Sawhney also launched e-Aksharayan in seven Indian languages. E-Aksharayan is a desktop software for converting scanned printed Indian language documents into a fully editable text format in Unicode encoding. It supports major Indian languages – Hindi, Bangla, Malayalam, Gurmukhi, Tamil, Kannada and Assamese.
He also released Mobile Testing Data in all 22 Indian languages towards IS16333 – part 3 compliance. This data is useful in testing the display as well as inputting in mobile handsets IS standard 16333 (Part 3), which defines the requirements for mobile handset for inputting of text in English, Hindi and at least one additional Indian official language along with facility of message readability in the phones for all 22 Indian official languages.
Swaran Lata, Program Head and Director, TDIL, MeitY, in her address on ‘Indian Government Initiatives in Language Computing’, said that Hindi does not appear among the first 38 languages on the internet and the goal is to enhance digital content in Indian languages.
She elaborated, “We have developed text to speech tech in 12 Indian languages and we are working on all languages simultaneously to enhance the content.” She highlighted that the strong foundation of various technologies such cross-lingual success, machine language translation, OCR etc and standards have been created for industry to leverage for putting in place products such web series in language technology.
Chetan Krishnaswamy, Director, Public Policy, Google said that there is need to localise Indic languages and find ways to incorporate it to the internet.
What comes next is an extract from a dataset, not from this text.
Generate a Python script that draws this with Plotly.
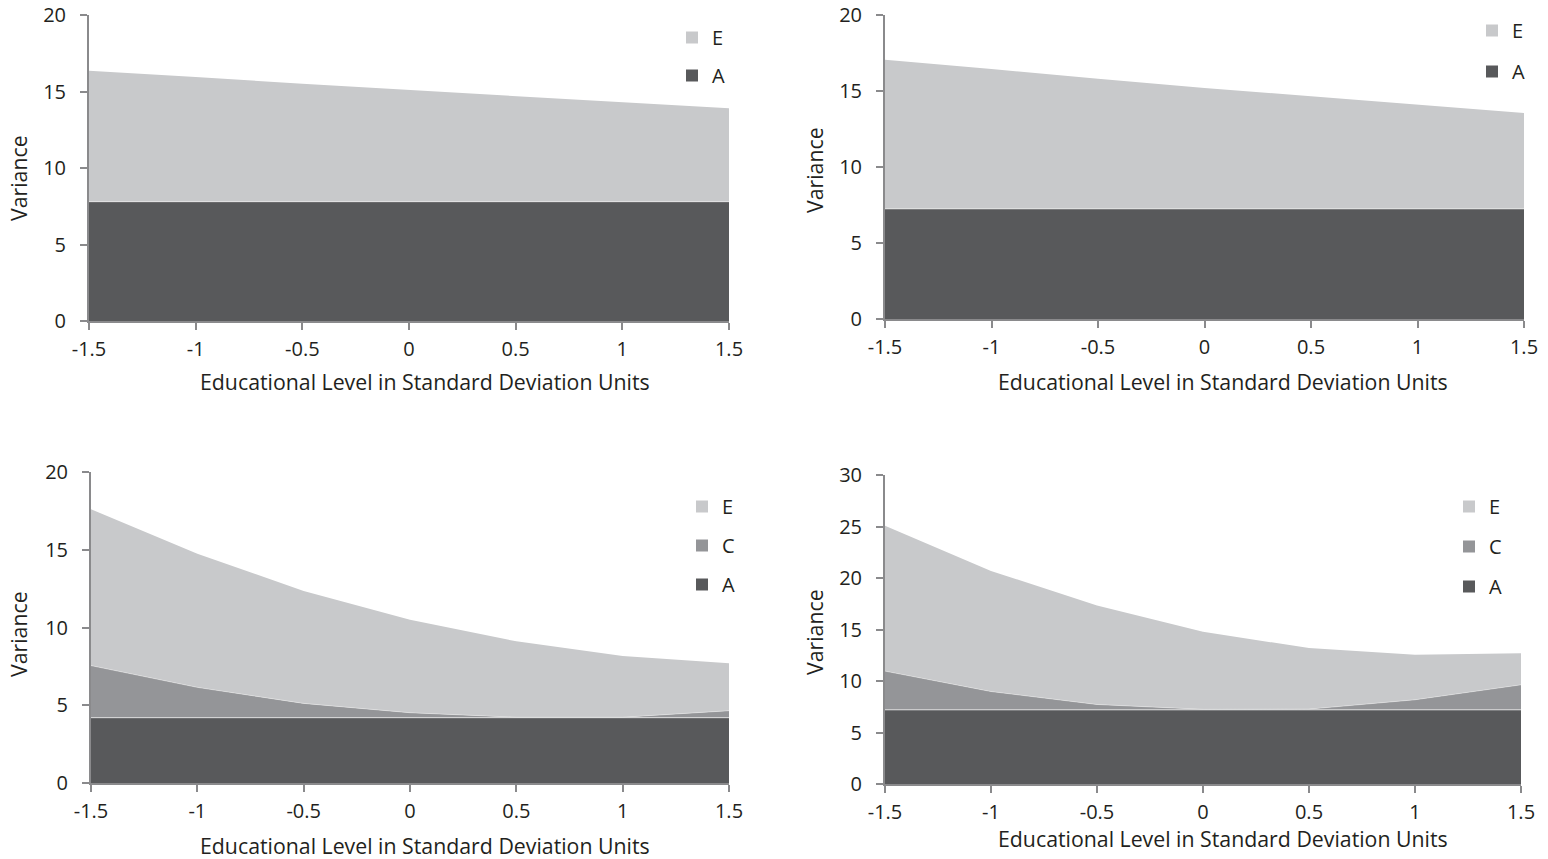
import plotly.graph_objects as go

W, H = 1548, 859

x_vals = [-1.5, -1, -0.5, 0, 0.5, 1, 1.5]
x_ticks = [-1.5, -1, -0.5, 0, 0.5, 1, 1.5]
x_ticktext = ["-1.5", "-1", "-0.5", "0", "0.5", "1", "1.5"]

# Panel 1 (top-left): A and E stacked
p1_A = [7.8, 7.8, 7.8, 7.8, 7.8, 7.8, 7.8]
p1_E = [8.55, 8.15, 7.7, 7.3, 6.9, 6.5, 6.1]

# Panel 2 (top-right)
p2_A = [7.25, 7.25, 7.25, 7.25, 7.25, 7.25, 7.25]
p2_E = [9.8, 9.2, 8.55, 7.95, 7.4, 6.85, 6.3]

# Panel 3 (bottom-left): A, C, E stacked
p3_A = [4.2, 4.2, 4.2, 4.2, 4.2, 4.2, 4.2]
p3_C = [3.35, 1.95, 0.92, 0.32, 0.03, 0.03, 0.45]
p3_E = [10.05, 8.6, 7.23, 5.98, 4.88, 3.93, 3.05]

# Panel 4 (bottom-right)
p4_A = [7.2, 7.2, 7.2, 7.2, 7.2, 7.2, 7.2]
p4_C = [3.76, 1.78, 0.52, 0.05, 0.07, 0.98, 2.43]
p4_E = [14.12, 11.71, 9.6, 7.52, 5.93, 4.36, 3.07]

y_ticks_20 = [0, 5, 10, 15, 20]
y_ticks_30 = [0, 5, 10, 15, 20, 25, 30]

x_title = "Educational Level in Standard Deviation Units"
y_title = "Variance"

COL = {"A": "#58595b", "C": "#949598", "E": "#c8c9cb"}
LINE = {"A": "rgba(235,235,235,0.8)", "C": "rgba(235,235,235,0.5)", "E": "rgba(0,0,0,0)"}
FONT = "Open Sans, Noto Sans, sans-serif"
TXT = "#231f20"
AXC = "#8a8a8c"
TICK_SIZE = 20
TITLE_SIZE = 21.3
LEG_SIZE = 20


def fx(px):
    return px / W


def fy(py):
    return 1 - py / H


panels = [
    dict(ax="", series=[("A", p1_A), ("E", p1_E)], legend="legend",
         dom=(89, 729, 15, 321), ymax=20, yt=y_ticks_20, gap=9,
         leg=(672, 18), xt=(425, 382), ytl=(18, 178)),
    dict(ax="2", series=[("A", p2_A), ("E", p2_E)], legend="legend2",
         dom=(885, 1524, 15, 319), ymax=20, yt=y_ticks_20, gap=12,
         leg=(1472, 11), xt=(1223, 382), ytl=(814, 170)),
    dict(ax="3", series=[("A", p3_A), ("C", p3_C), ("E", p3_E)], legend="legend3",
         dom=(91, 729, 472, 783), ymax=20, yt=y_ticks_20, gap=10,
         leg=(682, 487), xt=(425, 845), ytl=(18, 634)),
    dict(ax="4", series=[("A", p4_A), ("C", p4_C), ("E", p4_E)], legend="legend4",
         dom=(885, 1521, 475, 784), ymax=30, yt=y_ticks_30, gap=11,
         leg=(1449, 487), xt=(1223, 838), ytl=(814, 632)),
]

fig = go.Figure()
layout = dict(
    template="none",
    width=W, height=H, margin=dict(l=0, r=0, t=0, b=0, autoexpand=False),
    paper_bgcolor="white", plot_bgcolor="white",
    font=dict(family=FONT, size=18, color=TXT),
    showlegend=True, annotations=[],
)

for i, p in enumerate(panels):
    xa = "x" + p["ax"]
    ya = "y" + p["ax"]
    sg = "stack" + str(i)
    for name, vals in p["series"]:
        fig.add_trace(go.Scatter(
            x=x_vals, y=vals, xaxis=xa, yaxis=ya, stackgroup=sg, mode="lines",
            line=dict(width=1 if name != "E" else 0, color=LINE[name]),
            fillcolor=COL[name], name=name, showlegend=False, hoverinfo="skip"))
    for name, _ in reversed(p["series"]):
        fig.add_trace(go.Scatter(
            x=[None], y=[None], xaxis=xa, yaxis=ya, mode="markers",
            marker=dict(symbol="square", size=12, color=COL[name]),
            name=name, legend=p["legend"], legendgroup=p["legend"] + name,
            showlegend=True))
    x0, x1, y0, y1 = p["dom"]
    layout["xaxis" + p["ax"]] = dict(
        domain=[fx(x0), fx(x1)], range=[-1.5, 1.5], anchor=ya, automargin=False,
        tickmode="array", tickvals=x_ticks, ticktext=x_ticktext,
        showline=True, linecolor=AXC, linewidth=2, ticks="outside",
        ticklen=7, tickwidth=2, tickcolor=AXC, showgrid=False, zeroline=False,
        ticklabeloverflow="allow", fixedrange=True,
        ticklabelstandoff=2, tickfont=dict(size=TICK_SIZE, color=TXT, family=FONT))
    layout["yaxis" + p["ax"]] = dict(
        domain=[fy(y1), fy(y0)], range=[0, p["ymax"]], anchor=xa, automargin=False,
        tickmode="array", tickvals=p["yt"],
        showline=True, linecolor=AXC, linewidth=2, ticks="outside",
        ticklen=7, tickwidth=2, tickcolor=AXC, showgrid=False, zeroline=False,
        ticklabeloverflow="allow", fixedrange=True,
        ticklabelstandoff=10, tickfont=dict(size=TICK_SIZE, color=TXT, family=FONT))
    lx, ly = p["leg"]
    layout[p["legend"]] = dict(
        x=fx(lx), y=fy(ly), xanchor="left", yanchor="top",
        bgcolor="rgba(0,0,0,0)", traceorder="grouped", tracegroupgap=p["gap"],
        itemwidth=30, font=dict(size=LEG_SIZE, color=TXT, family=FONT))
    tx, ty = p["xt"]
    layout["annotations"].append(dict(
        text=x_title, x=fx(tx), y=fy(ty), xref="paper", yref="paper",
        xanchor="center", yanchor="middle", showarrow=False,
        font=dict(size=TITLE_SIZE, color=TXT, family=FONT)))
    yx, yy = p["ytl"]
    layout["annotations"].append(dict(
        text=y_title, x=fx(yx), y=fy(yy), xref="paper", yref="paper",
        xanchor="center", yanchor="middle", showarrow=False, textangle=-90,
        font=dict(size=TITLE_SIZE, color=TXT, family=FONT)))

fig.update_layout(**layout)
fig.write_html(
    "out.html",
    config={"displayModeBar": False},
    post_script="document.body.style.margin='0';document.body.style.overflow='hidden';",
)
Hindi voice search is growing at 400 per cent year-on-year. The consumption of local language is increasing. By 2021, Indic language users will grow at a CAGR of 18 per cent to reach 536 million from current 234 million. English users will grow at three per cent YoY to 199 million, said Krishnaswamy. He also added that industry and stakeholders must come together and work in a collaborative environment for successful local language internet.
Pankaj Mohindroo, National President, Indian Cellular Association, said, “All of us should work towards making India multilingual in order to integrate with the rest of the world.” He also underlined about the role of device ecosystem, in expanding the horizons of Indic Internet to global markets.
Santanu Choudhary, Director, CSIR-CEERI, Pilani, in his address, informed that a huge volume of Indian language content remains in hard copy form and suggested, for digital advantage, we need to convert paper form in to an electronic form that can be accessed digitally.
Virat Bhatia, Chairman, ICT & Digital Economy Committee, FICCI, said that it is crucial to give emphasis to the development of Indic languages. He emphasised that internet penetration in India cannot grow without addressing the issue of language of internet access. Over half a billion users will be added to the current number of internet users in India but substantial number will come from the Indic internet ecosystem.
Dilip Chenoy, Secretary General, FICCI, added, “Just like BPOs created a huge new sector, Indic language program under the Digital India can create millions of jobs.”